Paradoxalement, cela demande beaucoup de courage de rire dans certaines circonstances : il faut prendre du recul et prendre sur soi, transformer du lourd, de la gravité, en légèreté. Mais ça en vaut la peine, si on en a la force, car ça dédramatise, ça donne une autre lecture de la réalité qui nous accable. Ce n’est hélas pas toujours possible. Mais on peut essayer, comme l’avait fait fait Norman Cousins de s’appuyer sur les autres pour nous faire rire à nouveau, et relancer la machine vers plus d’espoir…

Humour et humoristes
« C’est une étrange entreprise que celle de faire rire les honnêtes gens. » (Molière, 1622-1673)
« L’humoriste, c’est un homme de bonne mauvaise humeur. »(Jules Renard, 1864-1910)

Aujourd’hui, comme naguère, les humoristes nous sont nécessaires, ils nous font du bien. Ils dessinent, parlent, se filment, écrivent pour notre plus grand plaisir. Ils sont les « fous des rois », ceux qui osent dire tout haut ce que nous pensons parfois tout bas, ou qui nous ouvrent les yeux sur des réalités difficiles, illustrant ainsi souvent cette pensée:

« La vérité est dans le rire » (Mme de Girardin, Lettres parisiennes, 19.07.1837)

En tout cas, le rire est souvent nécessaire pour enrober la critique et dorer une pilule que certains pouvoirs n’avalent pas (ou plus) toujours bien.
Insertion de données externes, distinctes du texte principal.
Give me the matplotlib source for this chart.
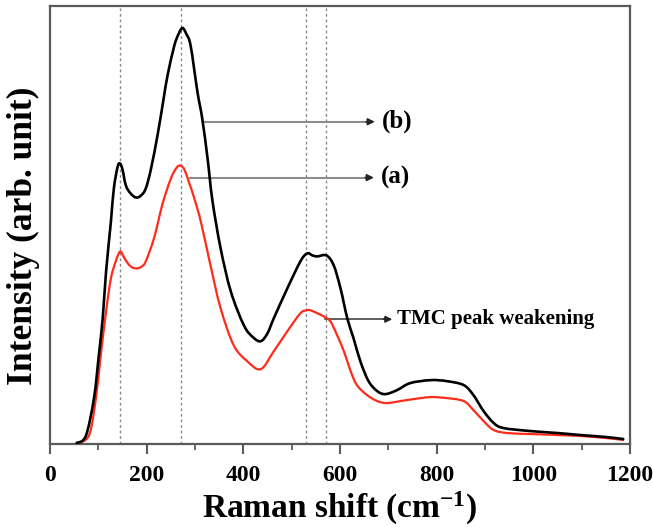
import matplotlib
matplotlib.use("Agg")
import matplotlib.pyplot as plt
import numpy as np
from matplotlib.path import Path
from matplotlib.patches import PathPatch
from matplotlib.ticker import MultipleLocator

# Raman spectra (arbitrary intensity units)
shift_b = [55, 74, 91, 101, 109, 116, 126, 132, 140, 145, 150, 157, 167, 178, 188, 198,
           209, 223, 235, 243, 257, 266, 274, 282, 291, 305, 315, 326, 336, 353, 374, 401,
           420, 436, 450, 463, 491, 518, 532, 543, 553, 572, 587, 601, 615, 628, 642, 659,
           677, 694, 718, 745, 787, 821, 856, 876, 897, 918, 938, 993, 1050, 1097, 1150, 1186]
intensity_b = [0, 7, 45, 88, 125, 172, 222, 255, 277, 280, 274, 258, 250, 246, 248, 255,
               275, 310, 345, 368, 398, 410, 416, 410, 398, 352, 325, 285, 243, 195, 152, 118,
               106, 102, 110, 125, 155, 182, 190, 188, 187, 188, 178, 155, 125, 105, 82, 62,
               52, 49, 53, 60, 63, 62, 58, 48, 32, 20, 15, 12, 10, 8, 6, 4]

shift_a = [58, 81, 95, 105, 116, 126, 136, 145, 152, 161, 170, 180, 190, 198, 215, 233,
           250, 262, 270, 278, 287, 298, 312, 332, 353, 380, 408, 436, 463, 491, 518, 531,
           539, 553, 566, 580, 594, 608, 622, 635, 656, 677, 697, 725, 752, 787, 821, 856,
           876, 897, 918, 946, 993, 1050, 1097, 1150, 1186]
intensity_a = [0, 8, 45, 88, 132, 165, 182, 192, 187, 180, 176, 175, 177, 182, 205, 240,
               265, 276, 278, 274, 262, 246, 222, 178, 135, 98, 82, 74, 92, 112, 130, 133,
               133, 130, 127, 122, 108, 92, 72, 58, 48, 42, 40, 42, 44, 46, 45, 42,
               33, 22, 13, 10, 9, 8, 7, 5, 3]

peak_positions = [145, 272, 530, 571]
x_ticks = [0, 200, 400, 600, 800, 1000, 1200]

plt.rcParams['font.family'] = ['Liberation Serif', 'DejaVu Serif']
plt.rcParams['font.weight'] = 'bold'
plt.rcParams['mathtext.fontset'] = 'custom'
plt.rcParams['mathtext.rm'] = 'Liberation Serif:bold'
plt.rcParams['mathtext.bf'] = 'Liberation Serif:bold'
plt.rcParams['mathtext.default'] = 'rm'


def smooth_path(xs, ys):
    """Cubic Bezier path through every point (Catmull-Rom tangents)."""
    p = np.column_stack([xs, ys]).astype(float)
    verts = [p[0]]
    codes = [Path.MOVETO]
    n = len(p)
    for i in range(n - 1):
        p0 = p[i - 1] if i > 0 else p[i]
        p1, p2 = p[i], p[i + 1]
        p3 = p[i + 2] if i + 2 < n else p[i + 1]
        c1 = p1 + (p2 - p0) / 6.0
        c2 = p2 - (p3 - p1) / 6.0
        verts += [c1, c2, p2]
        codes += [Path.CURVE4] * 3
    return Path(verts, codes)


fig = plt.figure(figsize=(6.53, 5.27), dpi=100)
ax = fig.add_axes([0.0766, 0.1575, 0.8882, 0.8311])

for xp in peak_positions:
    ax.axvline(xp, color='#8a8a8a', lw=1.0, ls=(0, (2, 2)), zorder=1)

ax.add_patch(PathPatch(smooth_path(shift_a, intensity_a), facecolor='none',
                       edgecolor='#ff2a1a', lw=1.6, zorder=3, capstyle='round',
                       joinstyle='round'))
ax.add_patch(PathPatch(smooth_path(shift_b, intensity_b), facecolor='none',
                       edgecolor='black', lw=1.9, zorder=4, capstyle='round',
                       joinstyle='round'))

ax.set_xlim(0, 1200)
ax.set_ylim(-1, 438)
ax.set_xticks(x_ticks)
ax.xaxis.set_minor_locator(MultipleLocator(100))
ax.set_yticks([])

for sp in ax.spines.values():
    sp.set_color('#5a5a5a')
    sp.set_linewidth(1.6)

ax.tick_params(axis='x', which='major', direction='out', length=7, width=1.5,
               color='#5a5a5a', labelsize=17, pad=8)
ax.tick_params(axis='x', which='minor', direction='out', length=4, width=1.3,
               color='#5a5a5a')
for lab in ax.get_xticklabels():
    lab.set_fontweight('bold')

ax.set_xlabel('Raman shift (cm$^{-1}$)', fontsize=24, fontweight='bold', labelpad=3)
fig.text(23 / 653, 1 - 236 / 527, 'Intensity (arb. unit)', fontsize=25.5,
         fontweight='bold', rotation=90, ha='center', va='center')


def pointer(x0, x1, y, label, size):
    ax.plot([x0, x1], [y, y], color='#8c8c8c', lw=1.5, zorder=2)
    ax.annotate('', xy=(x1 + 8, y), xytext=(x1 - 10, y),
                arrowprops=dict(arrowstyle='-|>', color='#222222', lw=1.2,
                                mutation_scale=10, shrinkA=0, shrinkB=0), zorder=5)
    ax.text(x1 + 22, y, label, fontsize=size, fontweight='bold',
            va='center', ha='left')


pointer(317, 664, 322, '(b)', 18)
pointer(290, 662, 266, '(a)', 18)

ax.plot([569, 700], [124, 124], color='#333333', lw=1.1, zorder=2)
ax.annotate('', xy=(708, 124), xytext=(690, 124),
            arrowprops=dict(arrowstyle='-|>', color='#222222', lw=1.1,
                            mutation_scale=10, shrinkA=0, shrinkB=0), zorder=5)
ax.text(718, 124, 'TMC peak weakening', fontsize=15, fontweight='bold',
        va='center', ha='left')

fig.savefig('out.png', dpi=100)
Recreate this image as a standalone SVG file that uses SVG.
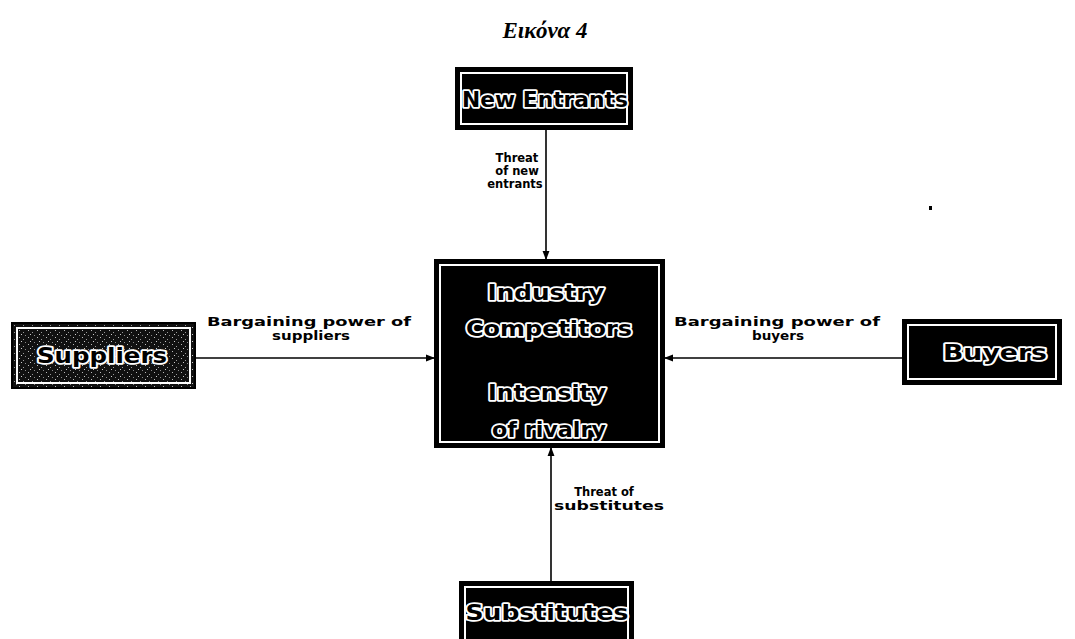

Aux Etats-Unis, les humoristes ont davantage de marge de manœuvre pour s’exprimer franchement que bien des journalistes…

Enfin, comme le dit Raymond Queneau, parfois aussi « l’humour est une tentative pour décaper les grands sentiments de leur connerie ».
Si l’on associe cette déclaration à la célèbre définition de l’infini d’Einstein (« Deux choses sont infinies: l’Univers et la bêtise humaine. Mais en ce qui concerne l’Univers, je n’en ai pas encore la certitude absolue »), les humoristes auront encore longtemps matière à nous faire rire…

Alors gardons les Pieds sur Terre et nos zygomatiques en exercice, trouvons chaque fois que c’est possible, le moyen de rire un peu, beaucoup, passionnément !
Il n’y a pas de mal à se faire du bien, rions ! Parce que, comme le dit un auteur anonyme dans cette bible du rire qu’est le livre de Jean-Marie Gourio 10.000 brèves de comptoir : « la galère, j’aurais pas pu, t’es toujours assis dans le sens contraire de la marche ! »

Véronique Dreyfuss-Pagano
* Spécialisée dans les domaines de communication interhumaine, de proxémie et de développement durable, Véronique Dreyfuss Pagano est professeur de géographie et de littérature à Lausanne, en Suisse. Mettre la pensée systémique au service de la résolution de problèmes complexes dans les sciences humaines est l’une de ses activités.